- _SET TASK_: Please set down exactly the lines of the listing below from the line containing "Generate a web" through the line containing "0.012, 0.053, 0];", both lines included, leaving out all other lines.

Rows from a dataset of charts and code

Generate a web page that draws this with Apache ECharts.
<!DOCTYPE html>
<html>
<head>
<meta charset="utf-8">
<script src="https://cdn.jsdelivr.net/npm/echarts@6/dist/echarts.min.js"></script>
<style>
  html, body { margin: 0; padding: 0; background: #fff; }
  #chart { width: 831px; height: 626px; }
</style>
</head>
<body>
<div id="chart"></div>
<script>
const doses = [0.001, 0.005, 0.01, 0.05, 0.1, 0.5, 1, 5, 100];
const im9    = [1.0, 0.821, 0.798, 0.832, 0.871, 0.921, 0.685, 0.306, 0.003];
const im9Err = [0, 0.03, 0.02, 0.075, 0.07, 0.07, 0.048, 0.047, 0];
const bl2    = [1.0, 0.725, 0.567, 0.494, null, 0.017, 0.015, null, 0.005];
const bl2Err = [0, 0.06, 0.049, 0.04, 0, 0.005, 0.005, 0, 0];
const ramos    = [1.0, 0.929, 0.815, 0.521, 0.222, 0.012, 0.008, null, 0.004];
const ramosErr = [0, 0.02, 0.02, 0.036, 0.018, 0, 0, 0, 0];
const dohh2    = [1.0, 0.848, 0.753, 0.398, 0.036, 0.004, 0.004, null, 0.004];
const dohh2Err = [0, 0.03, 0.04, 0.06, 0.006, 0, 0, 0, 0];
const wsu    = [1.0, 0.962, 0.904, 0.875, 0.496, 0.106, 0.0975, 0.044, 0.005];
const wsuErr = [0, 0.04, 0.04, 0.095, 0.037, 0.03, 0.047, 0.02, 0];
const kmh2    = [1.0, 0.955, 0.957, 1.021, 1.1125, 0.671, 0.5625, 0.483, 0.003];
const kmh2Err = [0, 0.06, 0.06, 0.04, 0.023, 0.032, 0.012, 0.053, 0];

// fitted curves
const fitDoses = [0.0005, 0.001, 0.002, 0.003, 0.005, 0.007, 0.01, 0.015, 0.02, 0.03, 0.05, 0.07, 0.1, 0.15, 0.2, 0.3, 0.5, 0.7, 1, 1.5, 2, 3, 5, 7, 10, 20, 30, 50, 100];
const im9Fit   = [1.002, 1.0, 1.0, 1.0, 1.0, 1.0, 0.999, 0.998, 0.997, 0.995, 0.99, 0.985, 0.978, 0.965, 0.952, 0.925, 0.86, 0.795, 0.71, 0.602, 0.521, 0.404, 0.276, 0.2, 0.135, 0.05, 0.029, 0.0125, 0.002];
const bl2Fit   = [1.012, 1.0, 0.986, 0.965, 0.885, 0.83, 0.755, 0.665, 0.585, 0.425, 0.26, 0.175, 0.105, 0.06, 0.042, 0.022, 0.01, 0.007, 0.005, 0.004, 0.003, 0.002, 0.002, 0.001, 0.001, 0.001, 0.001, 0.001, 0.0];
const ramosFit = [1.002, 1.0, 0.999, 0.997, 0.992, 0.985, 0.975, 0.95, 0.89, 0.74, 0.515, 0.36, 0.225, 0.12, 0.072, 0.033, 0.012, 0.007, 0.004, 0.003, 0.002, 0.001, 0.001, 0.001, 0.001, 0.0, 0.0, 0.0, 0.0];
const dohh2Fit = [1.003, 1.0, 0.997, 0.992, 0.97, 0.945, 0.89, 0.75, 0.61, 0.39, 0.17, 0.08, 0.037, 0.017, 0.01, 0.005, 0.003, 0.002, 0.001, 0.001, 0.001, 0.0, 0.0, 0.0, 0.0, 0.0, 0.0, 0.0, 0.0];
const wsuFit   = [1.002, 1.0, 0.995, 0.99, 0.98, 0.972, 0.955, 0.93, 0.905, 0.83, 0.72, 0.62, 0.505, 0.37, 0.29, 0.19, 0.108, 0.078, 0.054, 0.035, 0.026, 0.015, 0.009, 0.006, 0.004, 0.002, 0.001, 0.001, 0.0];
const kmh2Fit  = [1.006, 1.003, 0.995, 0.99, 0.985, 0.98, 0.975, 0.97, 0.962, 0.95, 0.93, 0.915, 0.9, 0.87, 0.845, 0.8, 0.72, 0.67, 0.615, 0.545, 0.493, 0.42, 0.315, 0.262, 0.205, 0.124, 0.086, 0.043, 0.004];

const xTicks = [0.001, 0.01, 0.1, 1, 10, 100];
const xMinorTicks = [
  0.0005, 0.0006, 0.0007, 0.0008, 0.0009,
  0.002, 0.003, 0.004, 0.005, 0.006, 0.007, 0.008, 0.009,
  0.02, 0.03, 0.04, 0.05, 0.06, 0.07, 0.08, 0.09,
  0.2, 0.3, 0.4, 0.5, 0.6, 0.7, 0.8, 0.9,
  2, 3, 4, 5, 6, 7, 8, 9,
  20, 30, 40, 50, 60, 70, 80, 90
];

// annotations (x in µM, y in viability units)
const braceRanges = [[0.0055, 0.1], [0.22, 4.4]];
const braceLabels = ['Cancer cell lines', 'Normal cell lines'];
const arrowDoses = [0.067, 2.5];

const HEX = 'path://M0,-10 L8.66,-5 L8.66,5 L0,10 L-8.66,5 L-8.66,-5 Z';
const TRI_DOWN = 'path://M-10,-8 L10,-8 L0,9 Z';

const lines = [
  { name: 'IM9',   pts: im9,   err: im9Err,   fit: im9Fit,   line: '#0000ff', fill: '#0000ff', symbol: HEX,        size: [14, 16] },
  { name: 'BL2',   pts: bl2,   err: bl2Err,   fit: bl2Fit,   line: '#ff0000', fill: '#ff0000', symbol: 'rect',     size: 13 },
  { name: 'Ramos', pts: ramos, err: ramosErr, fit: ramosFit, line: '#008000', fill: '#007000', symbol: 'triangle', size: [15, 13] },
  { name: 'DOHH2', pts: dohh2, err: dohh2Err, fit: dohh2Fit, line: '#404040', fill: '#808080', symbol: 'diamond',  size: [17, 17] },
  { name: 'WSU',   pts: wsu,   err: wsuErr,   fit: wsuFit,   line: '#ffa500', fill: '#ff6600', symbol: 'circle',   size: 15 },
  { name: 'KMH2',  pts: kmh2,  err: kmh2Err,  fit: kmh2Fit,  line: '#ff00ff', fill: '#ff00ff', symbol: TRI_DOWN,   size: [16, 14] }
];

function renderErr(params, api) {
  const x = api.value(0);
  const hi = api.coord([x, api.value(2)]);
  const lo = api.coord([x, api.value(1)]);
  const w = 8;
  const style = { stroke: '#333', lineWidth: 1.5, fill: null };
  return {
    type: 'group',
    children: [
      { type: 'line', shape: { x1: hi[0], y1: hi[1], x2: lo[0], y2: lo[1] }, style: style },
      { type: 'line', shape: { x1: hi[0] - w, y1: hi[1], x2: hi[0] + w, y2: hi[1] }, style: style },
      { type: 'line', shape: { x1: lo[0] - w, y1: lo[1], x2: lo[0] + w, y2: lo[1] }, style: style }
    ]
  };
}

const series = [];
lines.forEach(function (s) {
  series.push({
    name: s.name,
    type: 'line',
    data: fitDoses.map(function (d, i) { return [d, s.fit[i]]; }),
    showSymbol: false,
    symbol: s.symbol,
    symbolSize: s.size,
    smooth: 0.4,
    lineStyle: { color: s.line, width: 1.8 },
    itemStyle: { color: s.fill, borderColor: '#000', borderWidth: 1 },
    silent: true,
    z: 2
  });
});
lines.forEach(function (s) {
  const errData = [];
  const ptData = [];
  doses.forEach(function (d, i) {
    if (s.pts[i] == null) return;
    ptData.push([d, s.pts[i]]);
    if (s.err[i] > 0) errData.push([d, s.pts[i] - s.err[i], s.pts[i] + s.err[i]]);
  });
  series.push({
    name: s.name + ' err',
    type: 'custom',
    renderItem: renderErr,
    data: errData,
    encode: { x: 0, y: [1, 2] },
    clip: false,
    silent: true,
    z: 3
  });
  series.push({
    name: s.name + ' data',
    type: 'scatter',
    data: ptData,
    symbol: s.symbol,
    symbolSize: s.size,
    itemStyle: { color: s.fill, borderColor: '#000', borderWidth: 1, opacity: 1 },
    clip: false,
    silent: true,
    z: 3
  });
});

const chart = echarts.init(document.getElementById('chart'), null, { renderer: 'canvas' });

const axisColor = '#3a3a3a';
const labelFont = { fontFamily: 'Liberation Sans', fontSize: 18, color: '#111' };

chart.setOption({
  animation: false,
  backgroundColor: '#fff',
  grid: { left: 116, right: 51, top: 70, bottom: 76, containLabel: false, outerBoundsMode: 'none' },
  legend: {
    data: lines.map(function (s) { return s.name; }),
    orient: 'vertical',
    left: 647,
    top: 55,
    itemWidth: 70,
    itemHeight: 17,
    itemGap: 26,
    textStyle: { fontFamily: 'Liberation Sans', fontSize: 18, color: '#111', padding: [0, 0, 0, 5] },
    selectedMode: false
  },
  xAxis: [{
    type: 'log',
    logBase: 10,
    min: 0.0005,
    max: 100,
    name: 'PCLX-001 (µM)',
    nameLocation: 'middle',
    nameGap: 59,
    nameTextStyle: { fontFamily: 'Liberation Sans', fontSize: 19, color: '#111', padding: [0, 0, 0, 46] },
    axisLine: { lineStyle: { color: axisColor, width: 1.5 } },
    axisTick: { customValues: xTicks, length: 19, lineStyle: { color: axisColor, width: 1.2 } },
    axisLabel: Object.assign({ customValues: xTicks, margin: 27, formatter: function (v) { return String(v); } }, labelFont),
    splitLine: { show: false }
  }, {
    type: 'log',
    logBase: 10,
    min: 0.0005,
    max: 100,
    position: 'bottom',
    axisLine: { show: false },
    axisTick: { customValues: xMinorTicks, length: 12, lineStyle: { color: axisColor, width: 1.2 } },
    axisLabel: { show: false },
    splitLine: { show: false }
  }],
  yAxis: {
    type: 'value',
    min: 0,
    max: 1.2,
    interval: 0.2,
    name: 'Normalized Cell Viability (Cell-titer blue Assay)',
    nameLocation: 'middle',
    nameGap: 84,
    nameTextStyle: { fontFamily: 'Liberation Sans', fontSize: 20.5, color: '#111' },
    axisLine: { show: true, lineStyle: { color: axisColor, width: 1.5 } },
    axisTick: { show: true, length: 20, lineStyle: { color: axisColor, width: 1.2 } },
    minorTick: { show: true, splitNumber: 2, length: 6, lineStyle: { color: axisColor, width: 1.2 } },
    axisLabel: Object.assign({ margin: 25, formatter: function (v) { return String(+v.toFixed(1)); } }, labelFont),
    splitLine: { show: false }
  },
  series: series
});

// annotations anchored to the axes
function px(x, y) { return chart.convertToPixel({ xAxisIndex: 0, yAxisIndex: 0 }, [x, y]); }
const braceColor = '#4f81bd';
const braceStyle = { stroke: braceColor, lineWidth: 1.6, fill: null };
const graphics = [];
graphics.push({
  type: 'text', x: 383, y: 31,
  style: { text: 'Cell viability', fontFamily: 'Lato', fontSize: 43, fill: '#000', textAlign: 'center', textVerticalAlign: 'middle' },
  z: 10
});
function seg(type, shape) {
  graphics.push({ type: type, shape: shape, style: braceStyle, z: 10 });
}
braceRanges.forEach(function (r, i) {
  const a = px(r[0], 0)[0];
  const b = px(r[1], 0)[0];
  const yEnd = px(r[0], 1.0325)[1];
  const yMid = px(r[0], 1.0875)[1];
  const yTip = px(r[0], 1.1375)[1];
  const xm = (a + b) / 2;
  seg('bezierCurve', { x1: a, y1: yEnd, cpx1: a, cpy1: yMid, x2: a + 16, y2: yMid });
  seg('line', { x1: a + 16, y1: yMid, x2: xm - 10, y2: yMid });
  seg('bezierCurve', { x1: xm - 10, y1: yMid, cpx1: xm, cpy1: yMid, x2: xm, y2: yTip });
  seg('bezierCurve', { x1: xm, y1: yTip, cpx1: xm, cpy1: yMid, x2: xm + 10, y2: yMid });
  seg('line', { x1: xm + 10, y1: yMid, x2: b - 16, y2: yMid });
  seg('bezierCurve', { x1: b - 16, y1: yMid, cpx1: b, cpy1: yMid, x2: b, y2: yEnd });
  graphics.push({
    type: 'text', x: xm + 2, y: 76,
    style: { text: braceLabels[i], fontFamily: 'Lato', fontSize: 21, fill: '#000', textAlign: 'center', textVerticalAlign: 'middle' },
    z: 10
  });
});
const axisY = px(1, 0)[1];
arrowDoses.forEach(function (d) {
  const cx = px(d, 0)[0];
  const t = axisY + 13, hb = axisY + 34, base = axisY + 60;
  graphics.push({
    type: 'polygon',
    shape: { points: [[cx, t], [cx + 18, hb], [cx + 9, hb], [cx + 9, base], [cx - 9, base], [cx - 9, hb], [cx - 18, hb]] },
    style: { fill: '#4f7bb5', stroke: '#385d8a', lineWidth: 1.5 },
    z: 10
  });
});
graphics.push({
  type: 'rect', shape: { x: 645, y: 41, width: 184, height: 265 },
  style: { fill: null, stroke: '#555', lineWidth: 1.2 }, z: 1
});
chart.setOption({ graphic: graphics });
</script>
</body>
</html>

...

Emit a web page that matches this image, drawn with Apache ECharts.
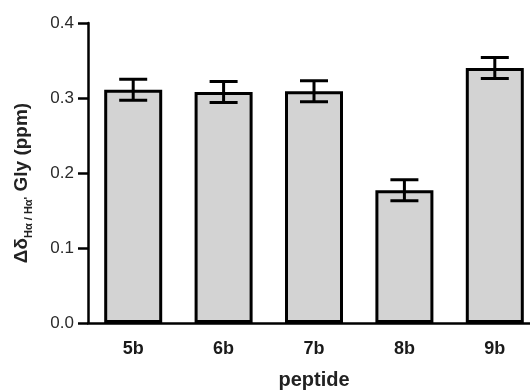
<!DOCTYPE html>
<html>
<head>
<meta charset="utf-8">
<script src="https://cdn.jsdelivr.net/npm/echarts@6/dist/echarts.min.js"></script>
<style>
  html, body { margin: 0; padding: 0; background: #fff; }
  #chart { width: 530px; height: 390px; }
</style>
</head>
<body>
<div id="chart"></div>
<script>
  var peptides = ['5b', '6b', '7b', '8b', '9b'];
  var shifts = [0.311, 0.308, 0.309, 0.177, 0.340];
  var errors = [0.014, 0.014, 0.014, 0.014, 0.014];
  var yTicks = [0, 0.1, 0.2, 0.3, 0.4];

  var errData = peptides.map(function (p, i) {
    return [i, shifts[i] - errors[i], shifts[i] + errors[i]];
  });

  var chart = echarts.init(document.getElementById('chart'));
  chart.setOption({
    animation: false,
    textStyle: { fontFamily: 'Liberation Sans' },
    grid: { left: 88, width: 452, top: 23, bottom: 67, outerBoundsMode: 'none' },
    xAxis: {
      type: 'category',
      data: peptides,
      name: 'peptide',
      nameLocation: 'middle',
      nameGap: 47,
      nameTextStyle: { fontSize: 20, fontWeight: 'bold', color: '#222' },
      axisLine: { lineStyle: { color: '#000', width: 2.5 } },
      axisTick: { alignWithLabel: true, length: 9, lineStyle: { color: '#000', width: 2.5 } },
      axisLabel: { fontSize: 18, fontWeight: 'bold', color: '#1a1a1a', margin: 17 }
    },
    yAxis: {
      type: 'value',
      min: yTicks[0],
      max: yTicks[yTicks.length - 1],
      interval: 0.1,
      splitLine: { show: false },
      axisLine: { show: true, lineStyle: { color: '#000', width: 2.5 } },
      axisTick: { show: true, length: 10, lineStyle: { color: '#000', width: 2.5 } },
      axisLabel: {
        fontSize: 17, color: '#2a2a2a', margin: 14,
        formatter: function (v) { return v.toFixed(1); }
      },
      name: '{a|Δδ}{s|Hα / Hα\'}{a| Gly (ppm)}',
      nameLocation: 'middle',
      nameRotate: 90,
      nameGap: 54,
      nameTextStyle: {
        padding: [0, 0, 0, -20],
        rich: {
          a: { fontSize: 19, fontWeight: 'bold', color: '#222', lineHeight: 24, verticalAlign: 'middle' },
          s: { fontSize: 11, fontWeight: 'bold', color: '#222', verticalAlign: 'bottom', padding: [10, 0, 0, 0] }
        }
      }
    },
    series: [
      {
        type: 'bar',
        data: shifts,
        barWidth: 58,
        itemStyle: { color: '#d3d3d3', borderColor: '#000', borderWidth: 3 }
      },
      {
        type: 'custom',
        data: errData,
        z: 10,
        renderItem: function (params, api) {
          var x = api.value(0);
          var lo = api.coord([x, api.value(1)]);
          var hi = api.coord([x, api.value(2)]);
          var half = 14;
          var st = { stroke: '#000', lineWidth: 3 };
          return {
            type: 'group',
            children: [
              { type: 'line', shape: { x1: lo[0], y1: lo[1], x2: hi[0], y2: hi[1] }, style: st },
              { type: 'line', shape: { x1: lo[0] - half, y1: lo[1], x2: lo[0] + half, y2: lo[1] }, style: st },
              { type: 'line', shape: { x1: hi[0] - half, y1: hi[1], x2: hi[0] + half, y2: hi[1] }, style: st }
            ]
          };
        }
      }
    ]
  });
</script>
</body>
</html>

- _PROBLEM SOLUTION_:
Generate a web page that draws this with Apache ECharts.
<!DOCTYPE html>
<html>
<head>
<meta charset="utf-8">
<script src="https://cdn.jsdelivr.net/npm/echarts@6/dist/echarts.min.js"></script>
<style>
  html, body { margin: 0; padding: 0; background: #fff; }
  #chart { width: 831px; height: 626px; }
</style>
</head>
<body>
<div id="chart"></div>
<script>
const doses = [0.001, 0.005, 0.01, 0.05, 0.1, 0.5, 1, 5, 100];
const im9    = [1.0, 0.821, 0.798, 0.832, 0.871, 0.921, 0.685, 0.306, 0.003];
const im9Err = [0, 0.03, 0.02, 0.075, 0.07, 0.07, 0.048, 0.047, 0];
const bl2    = [1.0, 0.725, 0.567, 0.494, null, 0.017, 0.015, null, 0.005];
const bl2Err = [0, 0.06, 0.049, 0.04, 0, 0.005, 0.005, 0, 0];
const ramos    = [1.0, 0.929, 0.815, 0.521, 0.222, 0.012, 0.008, null, 0.004];
const ramosErr = [0, 0.02, 0.02, 0.036, 0.018, 0, 0, 0, 0];
const dohh2    = [1.0, 0.848, 0.753, 0.398, 0.036, 0.004, 0.004, null, 0.004];
const dohh2Err = [0, 0.03, 0.04, 0.06, 0.006, 0, 0, 0, 0];
const wsu    = [1.0, 0.962, 0.904, 0.875, 0.496, 0.106, 0.0975, 0.044, 0.005];
const wsuErr = [0, 0.04, 0.04, 0.095, 0.037, 0.03, 0.047, 0.02, 0];
const kmh2    = [1.0, 0.955, 0.957, 1.021, 1.1125, 0.671, 0.5625, 0.483, 0.003];
const kmh2Err = [0, 0.06, 0.06, 0.04, 0.023, 0.032, 0.012, 0.053, 0];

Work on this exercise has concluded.